No, Snowpiercer is not totally easy to get on board with, logistically. A number of questions and concerns hover in our minds and are never fully satisfied. Besides Octavia Spencer’s plucky Tanya, there seems to be a curious lack of women in the back half of the train, and we have to wonder what it is these people actually do with their time that makes their existence on the train so vital. And as our ragtag heroes push forward through so many visually arresting train cars, it only raises questions about all the many, many cars we must not be seeing. Where is the car with the cows that the steak comes from? Where do all the wealthy people go when they’re not clubbing or getting their hair done? Is there really such a lack of security that allows these guys to move forward? (On the other hand, the international, multi-ethnic cast actually makes sense in this kind of story, unlike the new Transformers, which wedges in Chinese stars and subplots to ensure a massive showing overseas.)
Snowpiercer is better as a rich-versus-poor allegory than it is as a plausible piece of sci-fi — light on the science, heavy on the fiction. What it does have is one of Tilda Swinton’s kookier performances (and that’s saying something!) as a heartless lackey of the train’s mysterious, Oz-like creator, Wilford, and an attention-grabbing turn from Alison Pill as a perky but ruthless schoolteacher. (Meanwhile, a badass mute named Grey, played by Luke Paqualino, seems to have more potential than he’s allowed to utilize here.) It’s a lively and game cast of characters who engage in a number of memorable action sequences, from a grim axe battle to a suspenseful spa showdown — the second act is superb. Unfortunately, the third act moves into a talky, James Bondian villain-explains-it-all mode that raises more questions than it answers, and the final moments of Snowpiercer are narratively bold but not fully satisfying. (Again, prompting us to think that perhaps this whole rebellion was just a really bad idea from the start.) Still, it’s a welcome alternative to the more mindless fare often offered by studios — I’d rather watch an action movie that contains a lot of fairly silly ideas than no ideas at all.And that brings us to The Rover, the latest film from David Michod, who last brought us the stellar Animal Kingdom (another one of my favorites from 2010 — #2, to be exact). This dystopic world has far from frozen over. The post-apocalyptic details are less clear — all we know is that it’s been a decade since something called “the collapse” seems to have significantly thinned the population and turned everyone into a bunch of, well, low-life criminal Australians. And instead of revolving around the quest to take control of a massive train, here the entire story is driven by our antihero’s mission to reclaim his stolen automobile.

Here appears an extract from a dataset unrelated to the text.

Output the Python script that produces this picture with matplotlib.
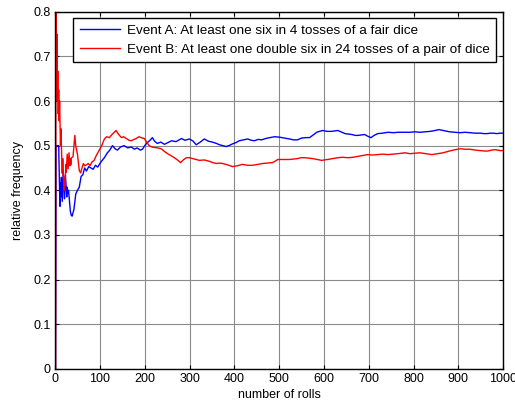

Eric (Guy Pearce) is drinking alone in a bar, as I suppose one would likely do in this unhappy world. When a trio of criminals absconds with his vehicle, Eric steals their vehicle in a memorably tense car chase, promising that he won’t stop pursuing them until he gets his wheels back. Along the way, he meets up with the brother of one of the thieves, Rey, played by Robert Pattinson. Rey is what we might politely call “a little slow,” and Pattinson turns in a pretty impressive performance (especially for those most familiar with his Twilight brooding). The Rover allows a partnership to form between these men, but certainly not a friendship. As suspenseful and moody as Animal Kingdom was, The Rover outdoes it tenfold, making this a much bleaker movie. It’s well-made, well-acted, well-shot, and contains the most hilariously atonal use of a Keri Hilson song you’re ever likely to see, but for whatever reason, it’s not a lot of fun to watch. Eric isn’t an easy care to like, so we’re rather uninvested in whether or not he gets his car back. This world is such a downer that there’s not much we can hope for at all.
Michod is still a very skilled filmmaker, and I look forward to his next piece of work. But The Rover is a step down from Animal Kingdom, and I’m not likely to watch it again. Still, I’m a fan of the meaner, darker dystopias we’ve seen this summer, and glad that Transformers: Age Of Extinction isn’t the only transportation-oriented science fiction available to us.